The story Dirty Wars tells - and it rather goes out of its way to present the material as a story - finds Scahill, already the author of a significant "expose the lies" book in Blackwater: The Rise of the World's Most Powerful Mercenary Army, on assignment in Afghanistan when a local contact asks him to look into a recent tragedy that struck when American soldier conducted a mis-aimed night raid that left several innocents - including two pregnant women - dead. By the late 2000s, that kind of incident was hardly shocking or unique, but it still set Scahill's journalism-senses tingling, and kicked of a long journey that involved scrounging for information about the mysterious Joint Special Operations Command, an organisation built to identify and exterminate foreign threats using all possible speed and efficiency, tracking along the way several incidents in which "efficiency" was replaced with "disastrous errors based on incomplete or faulty data".

There is a certain disingenuous tang to a lot of what Scahill uncovers - a foreign correspondent around the turn of the '10s couldn't possibly be as shocked, shocked to find out that the U.S. was ordering drone strikes willy-nilly in places where they maybe didn't belong as he at times indicates himself to have been. At times, his "and then I learned THIS" emphasis, when THIS is something he surely already knew about, recalls Michael Moore's more aggravatingly faux-credulous gestures, without Moore's carnival-barker robustness (I leave it to the individual viewer to decide if this weighs more in Moore's favor or Scahill's). That being said, the way the information is relayed in Dirty Wars makes it accessible and shocking in a way that a more sedate and intellectually-focused recounting of the moral, legal, and even practical limitations of the American drone program would have been unlikely to have done. And since the film is plainly aiming for hearts-and-minds territory, a little flashy cinematic gloss makes it land well.

It is exciting to watch, is the thing. Scahill is a somewhat bland-ish presence who the camera does not automatically love, but his furrowed-brow expressions and stiff Everyman looks serve to make him an engaging surrogate, someone to funnel a bunch of information and geo-political context to the viewer in a way that never feels like a lecture or history lesson or news report. Dirty Wars crackles, with every stall in the investigation and every blockade feeling rough and frustrating anew, and ever cleverly-won piece of information worth cheering for. The profession of on-the-ground journalism hasn't seem this romantic and intellectual in a long time, and Rowley and his crew deserve plenty of credit for that.

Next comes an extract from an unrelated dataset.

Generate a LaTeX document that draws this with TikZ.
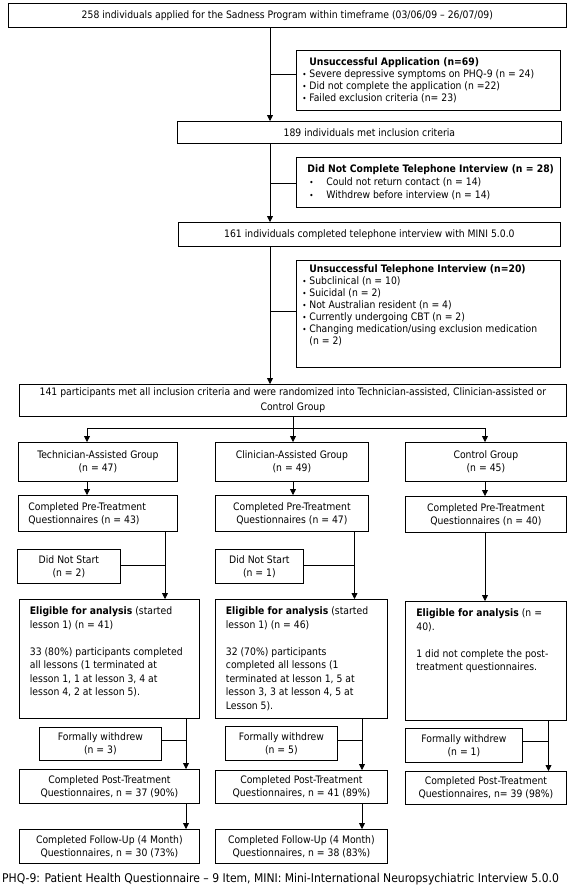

The question is left, though: is this really the film about the drone program and the "world is a battlefield" mentality (identified in the subtitle of Scahill's book released in tandem with the movie) that really digs into those issues, where they come from, and why they are pernicious? Is a celebration of the hard work of investigative journalism exactly the same as an exploration of what that journalism uncovers? Is this the kind of serious political film that e.g. deserves to be nominated for an Oscar? I don't really know the answer to any of those questions. But I do think that Dirty Wars would be a slightly smarter if slightly less exciting movie it had thought to ask them itself.